Бокалы пеним дружно мы,
И девы-розы пьем дыханье, —
Быть может… полное Чумы.
(Пушкин. «Пир во время чумы»)
Пляску смерти пляшут все. В загородном дому, в Бельриве (Bellerive), на свадьбе, ведет хоровод старый Синдик, Корн, неподкупный «Цензор нравов», председатель Консистории. Пляшут, подобрав полы черного плаща, толстый, красный, весь в поту, и Франсуаза Перрен, «сверхъестественная Фурия», пляшет вместе с ним.[301]
В эти дни тяжело заболела после родов Иделетта, и маленький гробик Жана, выкидыша, выносят из дома Кальвина.[302]
В те же дни членам Малого Совета и четырем Синдикам поручено было следствие по делу «человека, унесенного бесами». «Жил в те дни один поселянин в усадьбе близ Женевы, негодный человек, пьяница и богохульник, — вспоминает Кальвин. — После того как жена его и дети умерли от чумы, заболел и он и был уже так слаб, что пальцем не мог пошевелить. Но вдруг однажды ночью выскочил из постели. Мать и сиделка хотели его удержать, но он забился у них в руках и закричал, что погиб, потому что сделался добычей диавола. А когда они убеждали его молиться, отвечал:
„Я не могу молиться, потому что принадлежу диаволу и столько же думаю о Боге, сколько о башмаке дырявом!“ Через несколько дней опять лежал он в постели, а мать его сидела на пороге дома, в дверях. Было около семи часов вечера. Вдруг, выскочив из постели и перепрыгнув через голову матери, как будто поднятый сверхъестественной силой, он пустился бежать в поле так быстро, что казалось, та же сила, как вихрь, несла его через плетни и станы, поля и виноградники, пока, наконец, он не исчез где-то вдали, над самой кручей Роны, откуда мог упасть только в воду… А на следующее утро лодочники, посланные, чтобы отыскать тело его, ничего не нашли, кроме валявшейся на берегу шляпы».
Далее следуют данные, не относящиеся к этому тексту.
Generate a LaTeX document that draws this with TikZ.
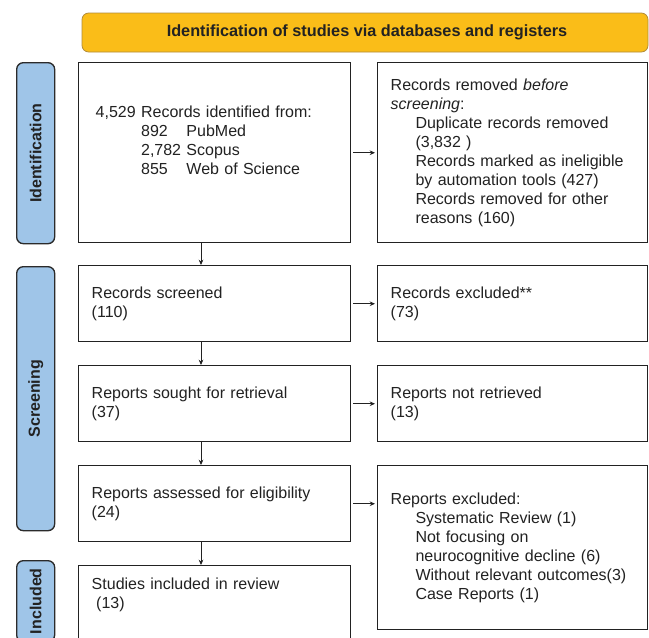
\documentclass[tikz,border=0pt]{standalone}
\usepackage{fontspec}
\setmainfont{Liberation Sans}
\usepackage{xcolor}
\usetikzlibrary{arrows.meta}
\definecolor{ink}{HTML}{222222}
\definecolor{headfill}{HTML}{FABD18}
\definecolor{headedge}{HTML}{B08A3A}
\definecolor{sidefill}{HTML}{9FC5E8}
\definecolor{sideedge}{HTML}{2B2B2B}
\newcommand{\ind}{\hspace*{1.55em}}

\begin{document}
\begin{tikzpicture}[x=0.75pt, y=-0.75pt,
    every node/.style={font=\fontsize{12}{14.25}\selectfont, text=ink},
    head/.style={rectangle, rounded corners=5pt, minimum width=424.5pt, minimum height=29.25pt, draw=headedge, line width=0.6pt, fill=headfill, font=\fontsize{12.2}{14.25}\selectfont\bfseries},
    side/.style={rectangle, rounded corners=5pt, minimum width=28.5pt, inner sep=0pt, draw=sideedge, line width=1pt, fill=sidefill, anchor=north west, font=\fontsize{12}{14.25}\selectfont\bfseries},
    box/.style={rectangle, draw=ink, line width=1.1pt, fill=white, text width=184.5pt, inner xsep=9.75pt, inner ysep=0pt, align=left, anchor=north west},
    rbox/.style={box, text width=183pt},
    arr/.style={-{Stealth[length=4pt, width=3.5pt]}, line width=0.6pt, color=ink}
]
    \useasboundingbox (0,0) rectangle (649,637);
    \clip (0,0) rectangle (649,637);

    % Header
    \node[head] (title) at (365,32.5) {\hspace*{3pt}Identification of studies via databases and registers};

    % Side tags
    \node[side, minimum height=135.75pt] (idtag) at (16,62) {\rotatebox{90}{Identification}};
    \node[side, minimum height=198pt] (scrtag) at (16,266) {\rotatebox{90}{Screening}};
    \node[side, minimum height=60.75pt] (inctag) at (16,560) {\rotatebox{90}{Included}};

    % Left column
    \node[box, minimum height=135pt] (records) at (78,62) {\hspace*{3pt}4,529 Records identified from:\\
        \hspace*{3pt}\hphantom{4,529\ }\rlap{892}\hphantom{2,782\ }PubMed\\
        \hspace*{3pt}\hphantom{4,529\ }2,782 Scopus\\
        \hspace*{3pt}\hphantom{4,529\ }\rlap{855}\hphantom{2,782\ }Web of Science\\
        \strut};
    \node[box, minimum height=57pt] (screened) at (78,265) {Records screened\\(110)};
    \node[box, minimum height=57pt] (sought) at (78,365) {Reports sought for retrieval\\(37)};
    \node[box, minimum height=57pt] (assessed) at (78,465) {Reports assessed for eligibility\\(24)};
    \node[box, minimum height=60pt] (studies) at (78,565) {Studies included in review\\\hspace*{0.28em}(13)\\\strut};

    % Right column
    \node[rbox, minimum height=135pt] (removed) at (377,62) {Records removed \textit{before}\\
        \textit{screening}:\\
        \ind Duplicate records removed\\
        \ind (3,832 )\\
        \ind Records marked as ineligible\\
        \ind by automation tools (427)\\
        \ind Records removed for other\\
        \ind reasons (160)};
    \node[rbox, minimum height=57pt] (excluded) at (377,265) {Records excluded**\\(73)};
    \node[rbox, minimum height=57pt] (notfound) at (377,365) {Reports not retrieved\\(13)};
    \node[rbox, minimum height=123pt] (rptexcl) at (377,465) {Reports excluded:\\
        \ind Systematic Review (1)\\
        \ind Not focusing on\\
        \ind neurocognitive decline (6)\\
        \ind Without relevant outcomes(3)\\
        \ind Case Reports (1)};

    % Arrows
    \coordinate (spine) at (201,0);
    \draw[arr] (records.south -| spine) -- (screened.north -| spine);
    \draw[arr] (screened.south -| spine) -- (sought.north -| spine);
    \draw[arr] (sought.south -| spine) -- (assessed.north -| spine);
    \draw[arr] (assessed.south -| spine) -- (studies.north -| spine);

    \draw[arr, shorten <=1.5pt, shorten >=1.5pt] (records) -- (removed);
    \draw[arr, shorten <=1.5pt, shorten >=1.5pt] (screened) -- (excluded);
    \draw[arr, shorten <=1.5pt, shorten >=1.5pt] (sought) -- (notfound);
    \draw[arr, shorten <=1.5pt, shorten >=1.5pt] (assessed) -- (assessed -| rptexcl.west);
\end{tikzpicture}
\end{document}
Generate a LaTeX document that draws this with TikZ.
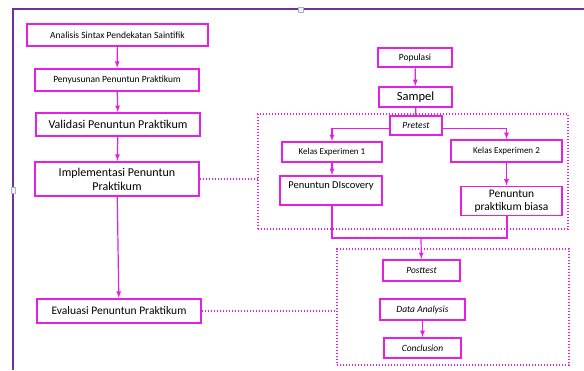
\documentclass[tikz,border=0pt]{standalone}
\usepackage{fontspec}
\setmainfont{Carlito}
\usetikzlibrary{arrows}
\definecolor{pinkline}{RGB}{228,32,228}
\definecolor{framepurple}{RGB}{112,48,160}
\tikzset{
  step box/.style={
    % The shape:
    shape=rectangle,
    % The border:
    line width=1.8pt,
    draw=pinkline,
    fill=white,
    % The text:
    inner sep=1pt,align=center,font=\fontsize{9.5}{11}\selectfont}}
\tikzset{
	group box/.style={
		% The shape:
		rectangle,inner sep=0pt,
		% The rest
		line width=1.4pt,draw=pinkline,
		dash pattern=on 1.4pt off 1.6pt}}
\tikzset{
	flow/.style={draw=pinkline,line width=1.2pt,->,>=latex},
	link/.style={draw=pinkline,line width=1.2pt},
	dotlink/.style={draw=pinkline,line width=1.4pt,dash pattern=on 1.4pt off 1.6pt}}

\begin{document}
\begin{tikzpicture}[x=1pt,y=-1pt]
	\useasboundingbox (0,0) rectangle (584,370);
	% Frame of the picture
	\draw[framepurple,line width=1.6pt] (13,370) -- (13,9) -- (584,9);
	\draw[fill=cyan!10,draw=gray!60,line width=0.5pt] (298,7) rectangle (303,12);
	\draw[fill=cyan!10,draw=gray!60,line width=0.5pt] (11,187) rectangle (15,193);
	% Groups
	\node[group box,minimum width=310pt,minimum height=115pt] (grp1) at (413,171.5) {};
	\node[group box,minimum width=232pt,minimum height=116pt] (grp2) at (453,307) {};
	% Left column
	\node[step box,minimum width=181pt,minimum height=22.5pt] (ana) at (117.5,35) {Analisis Sintax Pendekatan Saintifik};
	\node[step box,minimum width=164pt,minimum height=22.5pt] (pen) at (117,80) {Penyusunan Penuntun Praktikum};
	\node[step box,minimum width=164pt,minimum height=23pt,font=\fontsize{12}{14}\selectfont] (val) at (118,124.5) {Validasi Penuntun Praktikum};
	\node[step box,minimum width=164pt,minimum height=34.5pt,font=\fontsize{12}{14}\selectfont] (imp) at (117,179) {Implementasi Penuntun\\Praktikum};
	\node[step box,minimum width=164pt,minimum height=24.5pt,font=\fontsize{11.5}{13}\selectfont] (eva) at (119,311) {Evaluasi Penuntun Praktikum};
	% Right column
	\node[step box,minimum width=74pt,minimum height=19pt] (pop) at (415,57.5) {Populasi};
	\node[step box,minimum width=73pt,minimum height=20pt,font=\fontsize{12.5}{14}\selectfont] (sam) at (415.5,97) {Sampel};
	\node[step box,minimum width=52pt,minimum height=19pt,font=\fontsize{9.5}{11}\itshape] (pre) at (416,125.5) {Pretest};
	\node[step box,minimum width=100pt,minimum height=20pt,font=\fontsize{9}{11}\selectfont] (ke1) at (332,152) {Kelas Experimen 1};
	\node[step box,minimum width=111pt,minimum height=22pt,font=\fontsize{9}{11}\selectfont] (ke2) at (506.5,151) {Kelas Experimen 2};
	\node[step box,minimum width=102pt,minimum height=29pt,text depth=10pt,font=\fontsize{10.5}{12}\selectfont] (dis) at (331,190.5) {Penuntun DIscovery};
	\node[step box,minimum width=101pt,minimum height=29pt,font=\fontsize{11.5}{12.5}\selectfont] (bia) at (511.5,201) {Penuntun\\praktikum biasa};
	\node[step box,minimum width=77pt,minimum height=21pt,font=\fontsize{9.5}{11}\itshape] (pos) at (421.5,270.5) {Posttest};
	\node[step box,minimum width=85pt,minimum height=21pt,font=\fontsize{9.5}{11}\itshape] (dat) at (422.5,309.5) {Data Analysis};
	\node[step box,minimum width=77pt,minimum height=20pt,font=\fontsize{9.5}{11}\itshape] (con) at (422.5,348) {Conclusion};
	\coordinate (mrg) at (421,238);
	% Lines of the left column
	\draw[flow] (ana) -- (pen);
	\draw[flow] (pen) -- (val);
	\draw[flow] (val) -- (imp);
	\draw[flow] (imp) -- (eva);
	% Lines to the groups
	\draw[dotlink] (imp.east) -- (imp.east -| grp1.west);
	\draw[dotlink] (eva.east) -- (eva.east -| grp2.west);
	% Lines of the right column
	\draw[flow] (pop) -- (sam);
	\draw[link] (sam) -- (pre);
	\draw[flow] ([yshift=-3pt]pre.west) -| (ke1.north);
	\draw[flow] ([yshift=-3pt]pre.east) -| (ke2.north);
	\draw[flow] (ke1) -- (dis.north -| ke1);
	\draw[flow] (ke2) -- (ke2 |- bia.north);
	% Lines into the posttest
	\draw[link] (dis.south -| ke1) |- (mrg) -| ([xshift=-4.5pt]bia.south);
	\draw[flow] (mrg) -- (pos);
	\draw[flow] (dat) -- (con);
\end{tikzpicture}
\end{document}
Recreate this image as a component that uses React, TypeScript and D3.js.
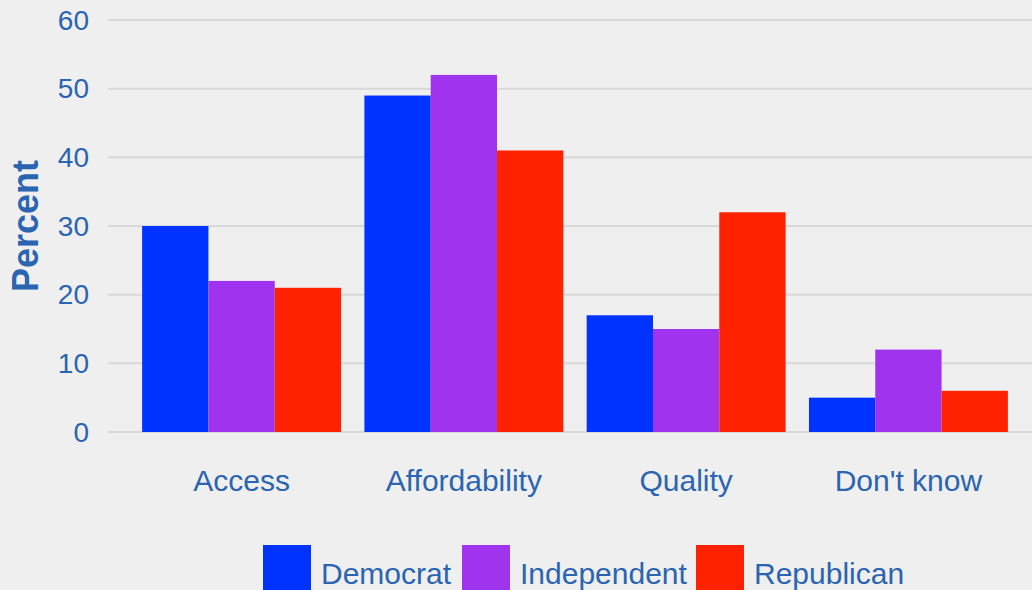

Кальвин, проповедуя в церкви, упомянул об этом случае как о «явном суде Божьем». Но, видя, что ему никто не верит, воскликнул: «Лучше бы мне двадцать раз умереть, чем видеть такие медные лбы, как у вас, безбожники!»[303]
Слишком понятна молитва проклятых Богом «Сеятелей чумы»: «Если мы — дети не Бога, а диавола, то и будем служить нашему отцу! Бог не помог — помоги, Сатана; проклял нас Бог — благослови, Сатана!» Так же молится и вся огромная, «ужасным Приговором» (decretun horribile), по Кальвину, осужденная половина человечества.
Кальвин во время чумы, может быть, смотрел иногда из окна дома своего на улицу Каноников, как долго по заходе солнца в темно-лиловом небе, точно исполинские изнутри освещенные рубины, снега Мон-Блана, удивляясь лучезарному к судьбам людей спокойствию земли и неба, или Того, Кто на небе постановил «ужасный приговор» над землей.